Stated task
In the listing below, locate the lines that hold the string "What". Copy those lines.

Begin

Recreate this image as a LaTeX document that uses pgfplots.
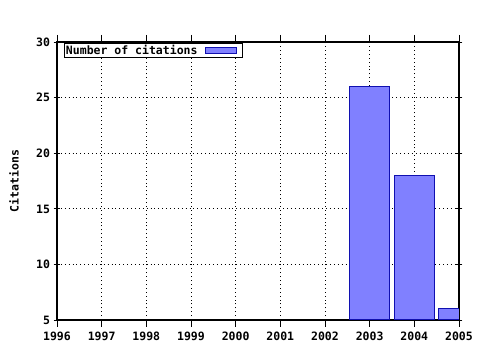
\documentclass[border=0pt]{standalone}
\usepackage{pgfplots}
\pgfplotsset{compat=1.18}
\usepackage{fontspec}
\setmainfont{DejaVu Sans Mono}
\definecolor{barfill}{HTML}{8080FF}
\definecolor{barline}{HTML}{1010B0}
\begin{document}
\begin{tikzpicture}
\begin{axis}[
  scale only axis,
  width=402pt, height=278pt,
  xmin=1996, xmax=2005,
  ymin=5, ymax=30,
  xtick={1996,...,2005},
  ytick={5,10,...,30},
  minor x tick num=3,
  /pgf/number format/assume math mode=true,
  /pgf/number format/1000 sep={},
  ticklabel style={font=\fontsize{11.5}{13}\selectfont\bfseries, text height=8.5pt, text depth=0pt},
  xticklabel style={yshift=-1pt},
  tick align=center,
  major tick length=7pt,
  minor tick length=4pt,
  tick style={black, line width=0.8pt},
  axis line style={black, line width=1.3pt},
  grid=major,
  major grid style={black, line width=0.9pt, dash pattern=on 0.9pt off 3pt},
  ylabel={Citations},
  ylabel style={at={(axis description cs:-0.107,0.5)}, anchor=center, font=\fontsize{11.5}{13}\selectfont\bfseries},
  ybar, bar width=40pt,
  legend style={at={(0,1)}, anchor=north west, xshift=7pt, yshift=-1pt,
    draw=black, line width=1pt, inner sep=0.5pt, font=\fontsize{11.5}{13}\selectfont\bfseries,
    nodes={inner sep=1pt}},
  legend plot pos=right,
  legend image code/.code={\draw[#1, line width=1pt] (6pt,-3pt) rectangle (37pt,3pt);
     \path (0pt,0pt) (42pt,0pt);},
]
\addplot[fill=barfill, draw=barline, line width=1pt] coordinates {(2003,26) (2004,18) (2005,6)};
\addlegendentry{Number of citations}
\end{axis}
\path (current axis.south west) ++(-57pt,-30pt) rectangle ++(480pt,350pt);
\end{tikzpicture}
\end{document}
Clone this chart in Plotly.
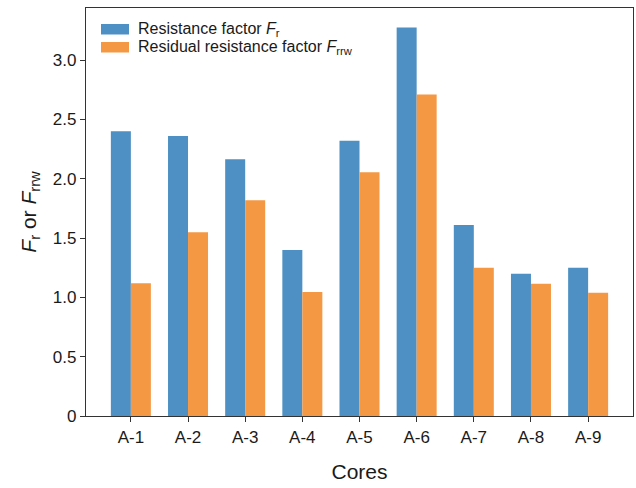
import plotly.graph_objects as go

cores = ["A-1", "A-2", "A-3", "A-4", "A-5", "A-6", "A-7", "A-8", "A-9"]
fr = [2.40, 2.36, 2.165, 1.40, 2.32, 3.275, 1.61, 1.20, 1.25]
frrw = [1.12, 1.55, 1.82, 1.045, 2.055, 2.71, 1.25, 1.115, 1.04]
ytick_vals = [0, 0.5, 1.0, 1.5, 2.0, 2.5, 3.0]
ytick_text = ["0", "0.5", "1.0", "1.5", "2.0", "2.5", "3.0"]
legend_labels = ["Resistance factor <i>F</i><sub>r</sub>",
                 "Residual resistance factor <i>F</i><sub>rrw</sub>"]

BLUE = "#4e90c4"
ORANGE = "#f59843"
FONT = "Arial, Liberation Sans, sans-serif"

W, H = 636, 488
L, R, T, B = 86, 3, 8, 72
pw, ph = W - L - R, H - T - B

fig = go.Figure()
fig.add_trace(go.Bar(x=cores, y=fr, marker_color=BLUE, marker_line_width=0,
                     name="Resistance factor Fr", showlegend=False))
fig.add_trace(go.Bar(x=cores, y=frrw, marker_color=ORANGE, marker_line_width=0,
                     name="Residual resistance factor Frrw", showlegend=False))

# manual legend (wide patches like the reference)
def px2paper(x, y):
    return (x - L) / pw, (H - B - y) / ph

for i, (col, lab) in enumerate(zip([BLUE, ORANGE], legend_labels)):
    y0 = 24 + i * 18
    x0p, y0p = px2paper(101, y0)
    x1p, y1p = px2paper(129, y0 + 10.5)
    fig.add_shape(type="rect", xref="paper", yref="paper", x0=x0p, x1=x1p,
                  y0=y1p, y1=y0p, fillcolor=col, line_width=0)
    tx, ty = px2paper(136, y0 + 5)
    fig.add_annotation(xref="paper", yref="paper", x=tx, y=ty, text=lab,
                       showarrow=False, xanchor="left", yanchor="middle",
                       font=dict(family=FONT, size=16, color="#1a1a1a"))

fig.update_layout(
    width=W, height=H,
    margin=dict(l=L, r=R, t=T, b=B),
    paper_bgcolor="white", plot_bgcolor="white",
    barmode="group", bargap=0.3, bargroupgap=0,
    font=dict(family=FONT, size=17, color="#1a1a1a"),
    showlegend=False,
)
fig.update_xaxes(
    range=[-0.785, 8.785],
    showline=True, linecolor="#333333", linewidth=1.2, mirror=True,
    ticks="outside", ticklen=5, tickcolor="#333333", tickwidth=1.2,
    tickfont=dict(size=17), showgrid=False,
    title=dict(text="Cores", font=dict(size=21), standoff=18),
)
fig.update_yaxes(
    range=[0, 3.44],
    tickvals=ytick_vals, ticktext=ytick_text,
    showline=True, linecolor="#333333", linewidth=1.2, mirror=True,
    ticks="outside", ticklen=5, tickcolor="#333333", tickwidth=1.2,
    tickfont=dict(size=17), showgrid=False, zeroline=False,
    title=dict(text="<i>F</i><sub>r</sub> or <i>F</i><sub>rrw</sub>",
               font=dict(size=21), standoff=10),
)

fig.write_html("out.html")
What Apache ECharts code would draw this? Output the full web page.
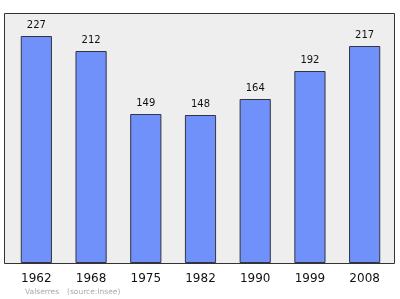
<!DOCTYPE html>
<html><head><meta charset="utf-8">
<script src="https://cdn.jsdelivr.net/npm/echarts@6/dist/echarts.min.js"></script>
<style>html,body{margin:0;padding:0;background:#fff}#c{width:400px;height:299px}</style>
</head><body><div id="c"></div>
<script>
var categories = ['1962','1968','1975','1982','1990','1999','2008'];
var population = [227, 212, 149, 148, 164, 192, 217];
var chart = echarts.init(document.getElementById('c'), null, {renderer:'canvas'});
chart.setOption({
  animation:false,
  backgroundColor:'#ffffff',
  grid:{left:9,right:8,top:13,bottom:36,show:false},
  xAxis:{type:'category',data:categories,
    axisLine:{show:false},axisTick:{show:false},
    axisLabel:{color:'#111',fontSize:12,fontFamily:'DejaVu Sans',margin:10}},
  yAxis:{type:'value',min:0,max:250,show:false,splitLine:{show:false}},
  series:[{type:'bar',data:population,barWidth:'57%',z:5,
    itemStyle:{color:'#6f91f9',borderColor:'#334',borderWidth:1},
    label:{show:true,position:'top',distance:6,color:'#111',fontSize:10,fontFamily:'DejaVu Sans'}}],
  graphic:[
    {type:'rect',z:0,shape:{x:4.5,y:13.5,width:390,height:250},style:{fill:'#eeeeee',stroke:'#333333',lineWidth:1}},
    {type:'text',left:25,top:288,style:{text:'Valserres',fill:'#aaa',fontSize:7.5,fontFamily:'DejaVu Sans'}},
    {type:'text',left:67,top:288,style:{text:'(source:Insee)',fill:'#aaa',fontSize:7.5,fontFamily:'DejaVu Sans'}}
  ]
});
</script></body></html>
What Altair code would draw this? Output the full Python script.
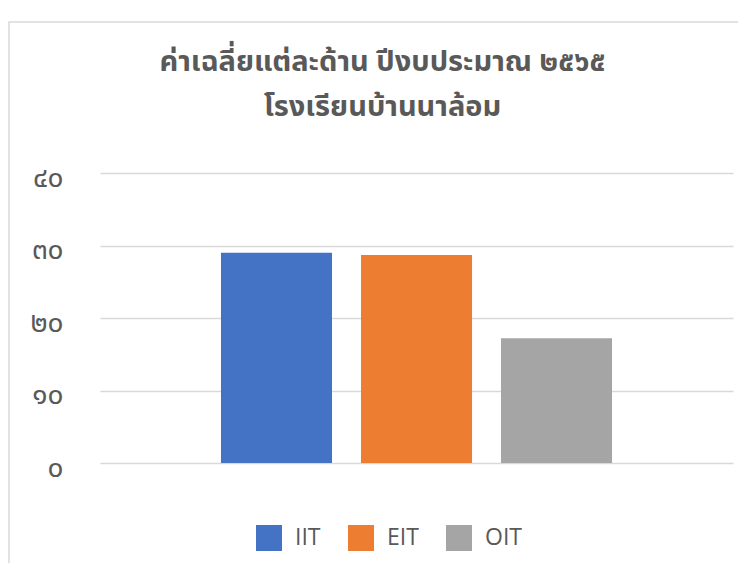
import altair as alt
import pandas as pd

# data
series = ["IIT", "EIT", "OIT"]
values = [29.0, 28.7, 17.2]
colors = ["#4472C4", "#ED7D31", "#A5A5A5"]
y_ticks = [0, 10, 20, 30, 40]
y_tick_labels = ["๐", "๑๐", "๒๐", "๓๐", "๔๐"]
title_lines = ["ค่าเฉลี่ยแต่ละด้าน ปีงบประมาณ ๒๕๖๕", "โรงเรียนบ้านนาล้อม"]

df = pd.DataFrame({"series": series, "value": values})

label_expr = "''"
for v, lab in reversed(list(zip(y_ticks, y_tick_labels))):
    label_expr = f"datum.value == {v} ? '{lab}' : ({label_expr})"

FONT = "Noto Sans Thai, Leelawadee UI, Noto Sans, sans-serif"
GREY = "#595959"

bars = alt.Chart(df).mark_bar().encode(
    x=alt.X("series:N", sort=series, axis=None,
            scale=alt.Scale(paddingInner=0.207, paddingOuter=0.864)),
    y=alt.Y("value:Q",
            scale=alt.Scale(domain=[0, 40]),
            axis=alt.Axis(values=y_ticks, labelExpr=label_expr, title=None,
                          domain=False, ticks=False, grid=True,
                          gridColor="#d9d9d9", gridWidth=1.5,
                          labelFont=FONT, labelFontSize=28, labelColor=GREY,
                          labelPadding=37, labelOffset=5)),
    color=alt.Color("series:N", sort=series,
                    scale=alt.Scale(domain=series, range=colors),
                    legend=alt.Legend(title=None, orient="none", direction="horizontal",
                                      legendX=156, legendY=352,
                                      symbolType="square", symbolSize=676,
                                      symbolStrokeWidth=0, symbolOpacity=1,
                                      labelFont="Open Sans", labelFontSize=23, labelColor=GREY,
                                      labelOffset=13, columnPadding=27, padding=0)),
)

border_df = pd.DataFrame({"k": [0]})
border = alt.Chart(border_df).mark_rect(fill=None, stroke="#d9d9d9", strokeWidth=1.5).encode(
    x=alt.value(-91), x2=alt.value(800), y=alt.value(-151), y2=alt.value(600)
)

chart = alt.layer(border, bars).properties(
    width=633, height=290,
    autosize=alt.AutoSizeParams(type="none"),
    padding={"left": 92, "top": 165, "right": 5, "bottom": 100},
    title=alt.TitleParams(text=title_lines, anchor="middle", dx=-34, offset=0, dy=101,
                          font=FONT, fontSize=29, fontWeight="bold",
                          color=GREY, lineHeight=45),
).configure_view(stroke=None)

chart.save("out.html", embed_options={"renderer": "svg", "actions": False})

End

Correct answer
What Apache ECharts code would draw this? Output the full web page.
What Altair code would draw this? Output the full Python script.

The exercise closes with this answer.